● Required work
Skip all pictures, then print the remaining material exactly.
#####
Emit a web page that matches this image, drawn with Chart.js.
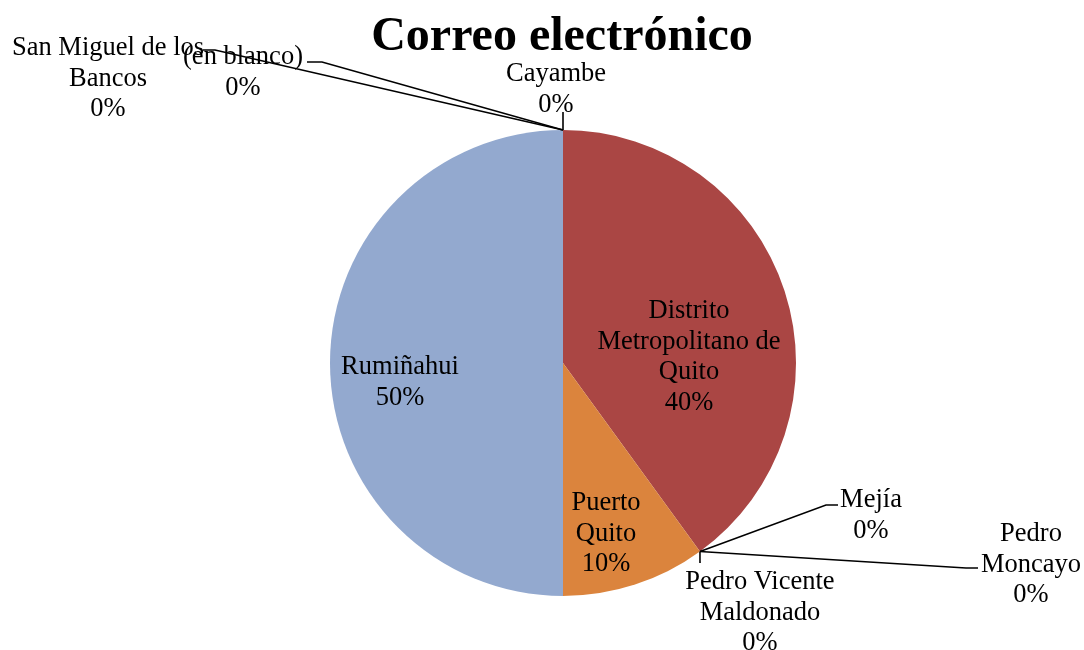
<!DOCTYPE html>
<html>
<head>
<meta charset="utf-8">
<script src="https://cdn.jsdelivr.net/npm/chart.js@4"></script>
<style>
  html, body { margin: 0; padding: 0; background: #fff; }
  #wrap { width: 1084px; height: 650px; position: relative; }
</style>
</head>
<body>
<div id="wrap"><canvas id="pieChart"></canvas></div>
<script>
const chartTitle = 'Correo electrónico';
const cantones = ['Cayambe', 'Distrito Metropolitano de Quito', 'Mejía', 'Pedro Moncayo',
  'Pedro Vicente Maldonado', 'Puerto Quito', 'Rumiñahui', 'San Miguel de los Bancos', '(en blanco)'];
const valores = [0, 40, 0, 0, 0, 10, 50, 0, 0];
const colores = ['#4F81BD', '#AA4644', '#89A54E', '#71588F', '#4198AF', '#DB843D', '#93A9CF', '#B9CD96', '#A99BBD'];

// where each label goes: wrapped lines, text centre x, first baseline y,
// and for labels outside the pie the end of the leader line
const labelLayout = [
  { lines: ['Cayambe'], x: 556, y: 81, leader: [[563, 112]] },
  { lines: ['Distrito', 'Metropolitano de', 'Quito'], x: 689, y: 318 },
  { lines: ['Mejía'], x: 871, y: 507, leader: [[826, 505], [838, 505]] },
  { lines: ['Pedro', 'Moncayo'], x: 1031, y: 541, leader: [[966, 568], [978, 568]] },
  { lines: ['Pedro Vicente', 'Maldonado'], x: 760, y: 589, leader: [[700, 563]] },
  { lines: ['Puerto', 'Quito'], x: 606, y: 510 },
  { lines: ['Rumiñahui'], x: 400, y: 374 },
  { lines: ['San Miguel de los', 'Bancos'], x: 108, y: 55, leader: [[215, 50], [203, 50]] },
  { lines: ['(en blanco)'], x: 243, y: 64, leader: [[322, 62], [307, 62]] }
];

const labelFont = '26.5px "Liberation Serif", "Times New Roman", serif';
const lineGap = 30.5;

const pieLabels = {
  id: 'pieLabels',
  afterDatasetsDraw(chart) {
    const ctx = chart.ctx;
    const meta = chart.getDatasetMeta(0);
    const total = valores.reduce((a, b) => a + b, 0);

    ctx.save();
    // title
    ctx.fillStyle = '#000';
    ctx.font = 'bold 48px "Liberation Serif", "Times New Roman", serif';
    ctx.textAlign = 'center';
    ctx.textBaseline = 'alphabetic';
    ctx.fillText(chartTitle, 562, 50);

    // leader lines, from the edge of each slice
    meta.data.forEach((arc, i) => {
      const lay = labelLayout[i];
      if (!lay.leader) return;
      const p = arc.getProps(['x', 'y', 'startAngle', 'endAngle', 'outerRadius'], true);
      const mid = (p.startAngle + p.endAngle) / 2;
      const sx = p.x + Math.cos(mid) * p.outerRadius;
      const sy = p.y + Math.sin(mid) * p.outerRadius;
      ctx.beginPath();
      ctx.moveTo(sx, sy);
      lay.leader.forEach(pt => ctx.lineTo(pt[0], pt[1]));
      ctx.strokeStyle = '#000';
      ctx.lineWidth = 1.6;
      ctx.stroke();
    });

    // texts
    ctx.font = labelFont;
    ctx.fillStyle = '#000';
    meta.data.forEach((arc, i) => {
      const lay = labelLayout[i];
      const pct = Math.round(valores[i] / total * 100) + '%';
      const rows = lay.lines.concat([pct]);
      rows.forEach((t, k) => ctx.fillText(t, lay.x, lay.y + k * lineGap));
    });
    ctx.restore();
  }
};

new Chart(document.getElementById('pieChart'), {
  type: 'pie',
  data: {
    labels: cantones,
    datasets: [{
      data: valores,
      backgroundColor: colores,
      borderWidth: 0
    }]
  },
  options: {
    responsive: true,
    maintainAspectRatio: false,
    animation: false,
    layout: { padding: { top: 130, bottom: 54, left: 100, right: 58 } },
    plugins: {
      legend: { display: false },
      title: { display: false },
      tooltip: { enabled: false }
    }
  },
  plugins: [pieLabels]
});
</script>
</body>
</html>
#####
● Correct output
Emit a web page that matches this image, drawn with Chart.js.
<!DOCTYPE html>
<html>
<head>
<meta charset="utf-8">
<script src="https://cdn.jsdelivr.net/npm/chart.js@4"></script>
<style>
  html, body { margin: 0; padding: 0; background: #fff; }
  #wrap { width: 1084px; height: 650px; position: relative; }
</style>
</head>
<body>
<div id="wrap"><canvas id="pieChart"></canvas></div>
<script>
const chartTitle = 'Correo electrónico';
const cantones = ['Cayambe', 'Distrito Metropolitano de Quito', 'Mejía', 'Pedro Moncayo',
  'Pedro Vicente Maldonado', 'Puerto Quito', 'Rumiñahui', 'San Miguel de los Bancos', '(en blanco)'];
const valores = [0, 40, 0, 0, 0, 10, 50, 0, 0];
const colores = ['#4F81BD', '#AA4644', '#89A54E', '#71588F', '#4198AF', '#DB843D', '#93A9CF', '#B9CD96', '#A99BBD'];

// where each label goes: wrapped lines, text centre x, first baseline y,
// and for labels outside the pie the end of the leader line
const labelLayout = [
  { lines: ['Cayambe'], x: 556, y: 81, leader: [[563, 112]] },
  { lines: ['Distrito', 'Metropolitano de', 'Quito'], x: 689, y: 318 },
  { lines: ['Mejía'], x: 871, y: 507, leader: [[826, 505], [838, 505]] },
  { lines: ['Pedro', 'Moncayo'], x: 1031, y: 541, leader: [[966, 568], [978, 568]] },
  { lines: ['Pedro Vicente', 'Maldonado'], x: 760, y: 589, leader: [[700, 563]] },
  { lines: ['Puerto', 'Quito'], x: 606, y: 510 },
  { lines: ['Rumiñahui'], x: 400, y: 374 },
  { lines: ['San Miguel de los', 'Bancos'], x: 108, y: 55, leader: [[215, 50], [203, 50]] },
  { lines: ['(en blanco)'], x: 243, y: 64, leader: [[322, 62], [307, 62]] }
];

const labelFont = '26.5px "Liberation Serif", "Times New Roman", serif';
const lineGap = 30.5;

const pieLabels = {
  id: 'pieLabels',
  afterDatasetsDraw(chart) {
    const ctx = chart.ctx;
    const meta = chart.getDatasetMeta(0);
    const total = valores.reduce((a, b) => a + b, 0);

    ctx.save();
    // title
    ctx.fillStyle = '#000';
    ctx.font = 'bold 48px "Liberation Serif", "Times New Roman", serif';
    ctx.textAlign = 'center';
    ctx.textBaseline = 'alphabetic';
    ctx.fillText(chartTitle, 562, 50);

    // leader lines, from the edge of each slice
    meta.data.forEach((arc, i) => {
      const lay = labelLayout[i];
      if (!lay.leader) return;
      const p = arc.getProps(['x', 'y', 'startAngle', 'endAngle', 'outerRadius'], true);
      const mid = (p.startAngle + p.endAngle) / 2;
      const sx = p.x + Math.cos(mid) * p.outerRadius;
      const sy = p.y + Math.sin(mid) * p.outerRadius;
      ctx.beginPath();
      ctx.moveTo(sx, sy);
      lay.leader.forEach(pt => ctx.lineTo(pt[0], pt[1]));
      ctx.strokeStyle = '#000';
      ctx.lineWidth = 1.6;
      ctx.stroke();
    });

    // texts
    ctx.font = labelFont;
    ctx.fillStyle = '#000';
    meta.data.forEach((arc, i) => {
      const lay = labelLayout[i];
      const pct = Math.round(valores[i] / total * 100) + '%';
      const rows = lay.lines.concat([pct]);
      rows.forEach((t, k) => ctx.fillText(t, lay.x, lay.y + k * lineGap));
    });
    ctx.restore();
  }
};

new Chart(document.getElementById('pieChart'), {
  type: 'pie',
  data: {
    labels: cantones,
    datasets: [{
      data: valores,
      backgroundColor: colores,
      borderWidth: 0
    }]
  },
  options: {
    responsive: true,
    maintainAspectRatio: false,
    animation: false,
    layout: { padding: { top: 130, bottom: 54, left: 100, right: 58 } },
    plugins: {
      legend: { display: false },
      title: { display: false },
      tooltip: { enabled: false }
    }
  },
  plugins: [pieLabels]
});
</script>
</body>
</html>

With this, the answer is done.